-- Begin --
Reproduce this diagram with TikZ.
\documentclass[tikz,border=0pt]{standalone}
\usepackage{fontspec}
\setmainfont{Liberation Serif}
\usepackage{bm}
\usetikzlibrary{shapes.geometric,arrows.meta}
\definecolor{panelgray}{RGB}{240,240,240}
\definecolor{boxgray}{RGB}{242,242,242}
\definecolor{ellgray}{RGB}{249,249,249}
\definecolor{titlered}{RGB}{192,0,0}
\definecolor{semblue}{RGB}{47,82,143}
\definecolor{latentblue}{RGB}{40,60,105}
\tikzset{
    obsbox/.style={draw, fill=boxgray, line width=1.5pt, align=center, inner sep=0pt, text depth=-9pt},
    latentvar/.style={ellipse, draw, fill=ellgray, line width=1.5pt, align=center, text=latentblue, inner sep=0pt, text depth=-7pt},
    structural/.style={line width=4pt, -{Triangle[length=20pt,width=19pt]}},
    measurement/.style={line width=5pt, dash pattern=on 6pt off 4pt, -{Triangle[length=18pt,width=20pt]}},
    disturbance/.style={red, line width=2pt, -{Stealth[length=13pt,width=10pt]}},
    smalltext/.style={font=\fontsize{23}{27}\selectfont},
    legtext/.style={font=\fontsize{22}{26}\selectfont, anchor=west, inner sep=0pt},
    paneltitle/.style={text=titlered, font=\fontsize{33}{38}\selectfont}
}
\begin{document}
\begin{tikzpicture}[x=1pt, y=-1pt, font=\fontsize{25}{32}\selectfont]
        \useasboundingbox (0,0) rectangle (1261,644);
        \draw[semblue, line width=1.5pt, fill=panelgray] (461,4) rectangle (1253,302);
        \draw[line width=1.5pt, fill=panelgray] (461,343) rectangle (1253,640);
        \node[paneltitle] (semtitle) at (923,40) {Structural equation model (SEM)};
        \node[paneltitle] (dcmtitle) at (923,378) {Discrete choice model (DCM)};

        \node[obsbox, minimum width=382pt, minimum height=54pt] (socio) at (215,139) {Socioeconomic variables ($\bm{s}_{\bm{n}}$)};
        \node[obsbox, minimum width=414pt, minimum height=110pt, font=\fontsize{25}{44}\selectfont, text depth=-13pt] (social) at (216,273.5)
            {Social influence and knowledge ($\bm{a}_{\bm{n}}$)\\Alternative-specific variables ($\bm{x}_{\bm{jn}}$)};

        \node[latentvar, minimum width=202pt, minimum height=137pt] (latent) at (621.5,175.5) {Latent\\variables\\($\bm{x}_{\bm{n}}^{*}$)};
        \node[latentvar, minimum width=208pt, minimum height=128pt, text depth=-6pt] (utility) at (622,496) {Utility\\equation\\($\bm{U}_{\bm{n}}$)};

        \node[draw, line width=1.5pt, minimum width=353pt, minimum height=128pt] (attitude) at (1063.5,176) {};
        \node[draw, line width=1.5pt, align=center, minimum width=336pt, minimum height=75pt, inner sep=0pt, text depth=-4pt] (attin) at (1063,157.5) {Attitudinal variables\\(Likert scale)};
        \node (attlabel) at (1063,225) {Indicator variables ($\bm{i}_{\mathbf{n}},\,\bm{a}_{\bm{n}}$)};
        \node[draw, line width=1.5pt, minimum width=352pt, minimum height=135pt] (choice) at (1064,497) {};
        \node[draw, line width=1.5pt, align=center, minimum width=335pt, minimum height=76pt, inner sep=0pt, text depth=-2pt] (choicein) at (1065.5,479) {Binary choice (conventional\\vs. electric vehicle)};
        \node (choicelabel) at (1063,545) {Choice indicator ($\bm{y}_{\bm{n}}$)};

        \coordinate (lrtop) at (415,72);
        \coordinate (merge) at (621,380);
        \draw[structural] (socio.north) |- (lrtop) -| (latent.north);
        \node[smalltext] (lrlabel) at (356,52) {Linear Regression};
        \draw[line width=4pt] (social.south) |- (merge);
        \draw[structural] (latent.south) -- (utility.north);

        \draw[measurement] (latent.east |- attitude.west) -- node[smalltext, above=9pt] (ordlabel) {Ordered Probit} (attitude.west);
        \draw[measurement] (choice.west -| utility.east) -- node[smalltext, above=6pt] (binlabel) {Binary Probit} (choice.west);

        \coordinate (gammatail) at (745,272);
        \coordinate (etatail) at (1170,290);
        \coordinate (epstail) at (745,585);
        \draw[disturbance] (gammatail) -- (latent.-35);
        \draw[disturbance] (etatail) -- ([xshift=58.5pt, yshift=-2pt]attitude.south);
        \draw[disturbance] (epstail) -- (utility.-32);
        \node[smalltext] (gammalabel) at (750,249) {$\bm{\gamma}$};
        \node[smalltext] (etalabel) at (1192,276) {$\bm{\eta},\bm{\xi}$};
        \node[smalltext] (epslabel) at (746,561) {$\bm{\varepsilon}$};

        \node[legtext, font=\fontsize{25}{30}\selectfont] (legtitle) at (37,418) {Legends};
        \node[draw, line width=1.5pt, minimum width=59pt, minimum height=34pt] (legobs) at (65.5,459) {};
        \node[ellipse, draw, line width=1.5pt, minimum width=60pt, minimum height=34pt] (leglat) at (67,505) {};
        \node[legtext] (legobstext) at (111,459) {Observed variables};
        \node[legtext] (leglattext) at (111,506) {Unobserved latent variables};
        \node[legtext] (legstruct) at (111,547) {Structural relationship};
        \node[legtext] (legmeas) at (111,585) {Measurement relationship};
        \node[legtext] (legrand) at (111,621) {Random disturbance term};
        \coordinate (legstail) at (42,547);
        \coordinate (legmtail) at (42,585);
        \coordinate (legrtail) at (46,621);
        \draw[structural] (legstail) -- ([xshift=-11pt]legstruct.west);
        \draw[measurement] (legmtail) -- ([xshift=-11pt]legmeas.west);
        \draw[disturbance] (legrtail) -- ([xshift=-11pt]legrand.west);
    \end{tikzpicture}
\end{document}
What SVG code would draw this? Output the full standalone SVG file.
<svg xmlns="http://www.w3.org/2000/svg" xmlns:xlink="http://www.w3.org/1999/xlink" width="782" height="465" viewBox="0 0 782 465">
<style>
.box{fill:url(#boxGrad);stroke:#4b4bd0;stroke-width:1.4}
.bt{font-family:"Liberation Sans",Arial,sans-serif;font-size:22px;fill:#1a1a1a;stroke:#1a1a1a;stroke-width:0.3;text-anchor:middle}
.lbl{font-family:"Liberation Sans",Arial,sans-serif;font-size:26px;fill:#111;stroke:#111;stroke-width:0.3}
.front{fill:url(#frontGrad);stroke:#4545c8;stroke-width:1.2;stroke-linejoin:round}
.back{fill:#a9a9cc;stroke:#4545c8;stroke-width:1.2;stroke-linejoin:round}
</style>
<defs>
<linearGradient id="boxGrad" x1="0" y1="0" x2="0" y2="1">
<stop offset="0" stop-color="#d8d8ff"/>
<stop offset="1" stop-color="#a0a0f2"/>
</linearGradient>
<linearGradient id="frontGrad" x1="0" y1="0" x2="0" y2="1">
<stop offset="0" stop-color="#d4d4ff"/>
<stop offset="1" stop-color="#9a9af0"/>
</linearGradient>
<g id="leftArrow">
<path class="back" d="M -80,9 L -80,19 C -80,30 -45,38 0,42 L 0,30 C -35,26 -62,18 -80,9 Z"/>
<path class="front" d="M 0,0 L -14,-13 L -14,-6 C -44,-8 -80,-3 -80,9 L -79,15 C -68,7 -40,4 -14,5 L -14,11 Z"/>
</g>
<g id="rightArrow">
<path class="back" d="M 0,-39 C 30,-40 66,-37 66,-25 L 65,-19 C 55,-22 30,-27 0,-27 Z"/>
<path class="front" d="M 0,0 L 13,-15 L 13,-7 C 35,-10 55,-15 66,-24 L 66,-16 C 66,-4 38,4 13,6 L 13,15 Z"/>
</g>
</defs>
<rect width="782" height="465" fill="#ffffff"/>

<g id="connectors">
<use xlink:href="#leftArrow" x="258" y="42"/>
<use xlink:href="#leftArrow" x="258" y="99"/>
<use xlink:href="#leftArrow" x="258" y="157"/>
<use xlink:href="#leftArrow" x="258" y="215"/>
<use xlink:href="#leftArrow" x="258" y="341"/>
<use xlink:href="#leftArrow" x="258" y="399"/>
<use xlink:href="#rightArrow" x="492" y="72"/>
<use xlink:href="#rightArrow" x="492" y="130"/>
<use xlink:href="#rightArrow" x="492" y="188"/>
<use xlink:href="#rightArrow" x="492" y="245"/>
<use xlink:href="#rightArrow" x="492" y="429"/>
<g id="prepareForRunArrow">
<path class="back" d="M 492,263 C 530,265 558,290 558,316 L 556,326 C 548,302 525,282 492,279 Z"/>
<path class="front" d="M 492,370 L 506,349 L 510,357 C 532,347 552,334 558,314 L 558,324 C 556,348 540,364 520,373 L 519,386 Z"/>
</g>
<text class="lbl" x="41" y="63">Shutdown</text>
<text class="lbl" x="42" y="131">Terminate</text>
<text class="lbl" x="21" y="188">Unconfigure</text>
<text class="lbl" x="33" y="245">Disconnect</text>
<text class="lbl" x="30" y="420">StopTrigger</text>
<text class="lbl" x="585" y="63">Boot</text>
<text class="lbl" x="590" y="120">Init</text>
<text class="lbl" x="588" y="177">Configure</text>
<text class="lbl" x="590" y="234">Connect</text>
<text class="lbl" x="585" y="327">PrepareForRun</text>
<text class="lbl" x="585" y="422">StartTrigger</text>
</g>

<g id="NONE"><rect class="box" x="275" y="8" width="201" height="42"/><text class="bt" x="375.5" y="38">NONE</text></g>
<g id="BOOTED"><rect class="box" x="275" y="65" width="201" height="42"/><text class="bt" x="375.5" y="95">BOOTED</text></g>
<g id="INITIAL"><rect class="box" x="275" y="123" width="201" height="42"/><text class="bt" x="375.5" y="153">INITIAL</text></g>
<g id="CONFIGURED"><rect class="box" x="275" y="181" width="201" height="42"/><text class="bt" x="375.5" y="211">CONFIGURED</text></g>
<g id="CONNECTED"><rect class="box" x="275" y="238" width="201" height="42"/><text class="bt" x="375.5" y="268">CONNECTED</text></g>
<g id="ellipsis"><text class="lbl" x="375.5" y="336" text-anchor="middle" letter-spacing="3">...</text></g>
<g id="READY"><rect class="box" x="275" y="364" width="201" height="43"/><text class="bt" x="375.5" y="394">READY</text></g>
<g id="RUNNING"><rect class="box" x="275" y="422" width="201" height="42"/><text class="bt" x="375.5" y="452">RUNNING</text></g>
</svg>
-- End --
▶ [The request] Write out every line from the entries where "this" appears.

▶ [Completed exercise]
Reproduce this diagram with TikZ.
What SVG code would draw this? Output the full standalone SVG file.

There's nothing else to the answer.